His eyes snapped to mine. “Chloe—”

“No,” I said, firmer this time. “I didn’t say ‘I do’ to a house, I said ‘I do’ to you. You don’t get to just hand me the house like it’s a consolation prize. I’m done with us slowly falling apart in different rooms, in different homes in different towns.”

He flinched, but didn’t look away.

I took a breath and forced myself to keep going, even though my throat felt too tight for words.

“I’m not saying I can move back in tomorrow,” I said. “I’m not saying we can slap a bandage on this and pretend the last year didn’t happen. But I am saying I’m done trying to do this from an hour away with voicemails and lasagna bribes.”

A humorless huff escaped him. “The lasagna was a strong play.”

“Trenda doesn’t mess around,” I said, mouth twitching. “Neither do I.”

Silence stretched between us, thick and fragile.

I wanted to tell him everything right then. About the OB’s final verdict. About the way my insides had turned to ice when the doctor said “I’m afraid…” and “unlikely” and “your body responds as if pregnancy is a threat.” About how I’d named our second lost baby in my head and hated myself for it.

The words rose to my tongue.

He was watching me so closely. If I opened my mouth, they’d come out.

Not yet, something inside me whispered.

He was already staggering under the weight of what he thought he’d failed at. Dropping that on him now would be like handing him a live grenade.

Instead, I stepped back just enough to look him in the eye and rested my palm lightly over his taped ribs.

“One thing at a time,” I said quietly. “Today, we’re going to retape these properly.

You’re going to take the painkillers you shoved to the back of the cabinet last year.

You are not going to step into a ring with anyone, including toddlers with Nerf bats.

And you are going to let me mess up your towels again. ”

He blinked. “That’s a lot of rules.”

“I’m very bossy,” I said. “You knew this when you married me.”

Something flickered at the corner of his mouth. Not a full smile. But not nothing.

“I remember,” he murmured.

“Good.” I squeezed his side gently, ignoring his hiss. “Now sit down before you fall down. I can’t carry you to the couch. You’re huge.”

He let me steer him toward the couch, grumbling half-heartedly under his breath, but he went.

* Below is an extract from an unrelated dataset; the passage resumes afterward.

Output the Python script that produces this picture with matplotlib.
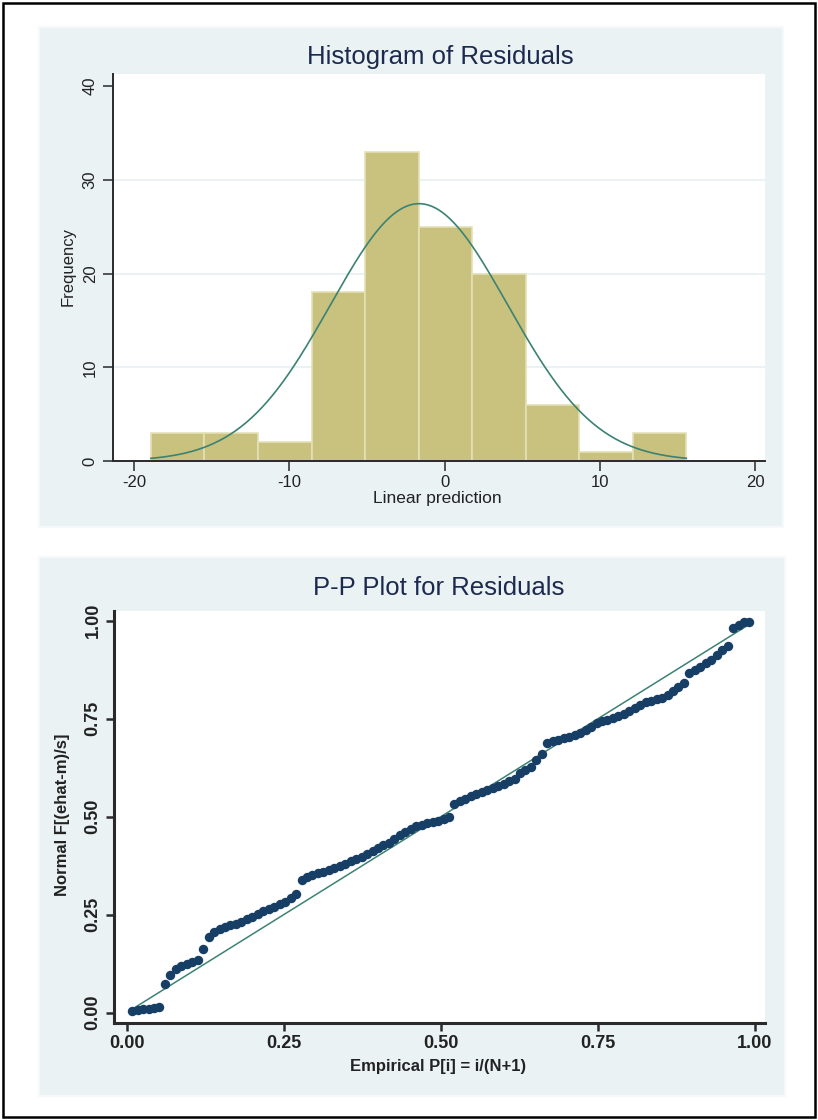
import numpy as np
import matplotlib
matplotlib.use('Agg')
import matplotlib.pyplot as plt
from matplotlib.patches import Rectangle

# ── data ──
BIN_START = -18.92
BIN_WIDTH = 3.448
COUNTS = [3, 3, 2, 18, 33, 25, 20, 6, 1, 3]
NORM_MEAN = -1.65
NORM_SD = 5.71

# P-P plot: Normal F[(ehat-m)/s] for i = 1..N, x = i/(N+1)
PP_Y = [0.004, 0.006, 0.008, 0.010, 0.011, 0.013, 0.072, 0.095, 0.112, 0.118,
        0.124, 0.129, 0.135, 0.163, 0.192, 0.205, 0.213, 0.219, 0.224, 0.226,
        0.232, 0.238, 0.243, 0.252, 0.258, 0.264, 0.270, 0.276, 0.283, 0.292,
        0.303, 0.338, 0.345, 0.350, 0.356, 0.360, 0.364, 0.368, 0.374, 0.380,
        0.386, 0.392, 0.398, 0.405, 0.412, 0.420, 0.428, 0.434, 0.442, 0.452,
        0.460, 0.468, 0.475, 0.480, 0.484, 0.487, 0.490, 0.493, 0.498, 0.532,
        0.540, 0.546, 0.552, 0.557, 0.562, 0.568, 0.574, 0.579, 0.584, 0.590,
        0.596, 0.612, 0.620, 0.628, 0.645, 0.660, 0.688, 0.692, 0.696, 0.700,
        0.704, 0.708, 0.714, 0.720, 0.730, 0.738, 0.744, 0.748, 0.752, 0.758,
        0.762, 0.770, 0.778, 0.786, 0.792, 0.796, 0.800, 0.803, 0.810, 0.822,
        0.832, 0.842, 0.868, 0.875, 0.882, 0.892, 0.900, 0.912, 0.925, 0.935,
        0.982, 0.990, 0.996, 0.998]

HIST_XTICKS = [-20, -10, 0, 10, 20]
HIST_YTICKS = [0, 10, 20, 30, 40]
PP_TICKS = [0.0, 0.25, 0.5, 0.75, 1.0]

# ── style ──
W, H = 818, 1120
PANEL_BG = '#eaf2f3'
BAR_COLOR = '#c9c27e'
BAR_EDGE = '#e4e0b6'
LINE_COLOR = '#3c8273'
MARKER_COLOR = '#173f66'
TITLE_COLOR = '#1c2a4f'
TEXT_COLOR = '#222222'

plt.rcParams['font.family'] = ['Liberation Sans', 'DejaVu Sans']


def fx(x):
    return x / W


def fy(y):
    return 1 - y / H


def axes_px(fig, left, top, right, bottom):
    ax = fig.add_axes([fx(left), fy(bottom), (right - left) / W, (bottom - top) / H])
    ax.set_zorder(2)
    return ax


def panel(fig, left, top, right, bottom):
    fig.patches.append(Rectangle((fx(left), fy(bottom)), (right - left) / W, (bottom - top) / H,
                                 transform=fig.transFigure, facecolor=PANEL_BG,
                                 edgecolor='#f6f9fa', lw=1.5, zorder=-1))


def style_axes(ax, lw, ticklen):
    for s in ['top', 'right']:
        ax.spines[s].set_visible(False)
    for s in ['left', 'bottom']:
        ax.spines[s].set_linewidth(lw)
        ax.spines[s].set_color('#2a2a2a')
    ax.tick_params(direction='out', length=ticklen, width=1.1, color='#2a2a2a',
                   labelcolor=TEXT_COLOR)


fig = plt.figure(figsize=(W / 100, H / 100), dpi=100)

# outer black frame
fig.patches.append(Rectangle((fx(3), fy(1117)), (815 - 3) / W, (1117 - 3) / H,
                             transform=fig.transFigure, facecolor='none',
                             edgecolor='black', lw=1.8, zorder=-1))

# ── histogram panel ──
panel(fig, 39, 27, 783, 527)
ax1 = axes_px(fig, 113, 74, 765, 461)
edges = BIN_START + BIN_WIDTH * np.arange(len(COUNTS) + 1)
ax1.bar(edges[:-1], COUNTS, width=BIN_WIDTH, align='edge', color=BAR_COLOR,
        edgecolor=BAR_EDGE, lw=1.2, zorder=2)
xs = np.linspace(edges[0], edges[-1], 300)
scale = sum(COUNTS) * BIN_WIDTH / (NORM_SD * np.sqrt(2 * np.pi))
ax1.plot(xs, scale * np.exp(-0.5 * ((xs - NORM_MEAN) / NORM_SD) ** 2),
         color=LINE_COLOR, lw=1.2, zorder=3)
for g in HIST_YTICKS[1:-1]:
    ax1.axhline(g, color=PANEL_BG, lw=1.5, zorder=1)
ax1.set_xlim(-21.36, 20.63)
ax1.set_ylim(0, 41.3)
ax1.set_xticks(HIST_XTICKS)
ax1.set_yticks(HIST_YTICKS)
ax1.set_xticklabels([str(t) for t in HIST_XTICKS], fontsize=12)
ax1.set_yticklabels([str(t) for t in HIST_YTICKS], fontsize=12, rotation=90, va='center')
style_axes(ax1, 1.4, 7)
ax1.tick_params(axis='x', pad=3)
ax1.tick_params(axis='y', pad=4)
fig.text(fx(440), fy(57), 'Histogram of Residuals', ha='center', va='center',
         fontsize=18.5, color=TITLE_COLOR)
fig.text(fx(437), fy(498), 'Linear prediction', ha='center', va='center',
         fontsize=12.5, color=TEXT_COLOR)
fig.text(fx(68), fy(267), 'Frequency', ha='center', va='center', rotation=90,
         fontsize=12, color=TEXT_COLOR)

# ── P-P plot panel ──
panel(fig, 39, 557, 785, 1096)
ax2 = axes_px(fig, 114, 611, 765, 1023)
n = len(PP_Y)
pp_x = np.arange(1, n + 1) / (n + 1)
ax2.plot([pp_x[0], pp_x[-1]], [pp_x[0], pp_x[-1]], color=LINE_COLOR, lw=1.1, zorder=2)
ax2.plot(pp_x, PP_Y, 'o', color=MARKER_COLOR, markersize=6.8, markeredgewidth=0, zorder=3)
ax2.set_xlim(-0.0202, 1.016)
ax2.set_ylim(-0.0266, 1.025)
ax2.set_xticks(PP_TICKS)
ax2.set_yticks(PP_TICKS)
ax2.set_xticklabels([f'{t:.2f}' for t in PP_TICKS], fontsize=13, fontweight='bold')
ax2.set_yticklabels([f'{t:.2f}' for t in PP_TICKS], fontsize=13, fontweight='bold',
                    rotation=90, va='center')
style_axes(ax2, 2.2, 6)
ax2.tick_params(axis='both', pad=3, width=1.8)
fig.text(fx(439), fy(588), 'P-P Plot for Residuals', ha='center', va='center',
         fontsize=18.5, color=TITLE_COLOR)
fig.text(fx(438), fy(1067), 'Empirical P[i] = i/(N+1)', ha='center', va='center',
         fontsize=12, fontweight='bold', color=TEXT_COLOR)
fig.text(fx(63), fy(815), 'Normal F[(ehat-m)/s]', ha='center', va='center', rotation=90,
         fontsize=12, fontweight='bold', color=TEXT_COLOR)

fig.savefig('out.png', dpi=100, facecolor='white')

The tape around his ribs peeked up under his T-shirt where it had shifted in the night.

I was going to fix that. I was going to fix whatever I could, even if it was just a strip of athletic tape and a crooked row of dish towels.

He sank onto the cushions with a low groan.

I fetched the first aid kit, scissors, and fresh tape from the hall closet, then came back and knelt beside him.

“Lift,” I ordered gently.

He did, just enough for me to peel away the old tape. His skin was warm under my fingers. The bruises looked worse in daylight, blooming yellow and purple and blue along his side.

I worked carefully, methodically. I focused on the mechanics—angle, pressure, support—because if I thought too hard about how this was the only kind of care I could give him right now, I was going to cry.

When I finished, I sat back on my heels.

“There,” I said. “Good enough to get you through the day.”

He looked down at his side, then at me. “You always were good with tape.”

“Occupational hazard,” I said. “Comes with being the artsy one. And an Avery.”

He huffed a soft laugh. “True.”

I stood, knees protesting, and held out a hand. “Come on. Coffee’s getting cold. And I fully intend to mess up something else before you can straighten it.”

His fingers closed around mine, warm and solid.

As I helped him to his feet, I realized something that made my stomach flip and my heart calm at the same time.

I wanted to fight for us.

I just wasn’t sure how to do it.

But for the first time in a long time, we were in the same room, breathing the same air, looking at the same mess.

Maybe, just maybe, that was where the fight started.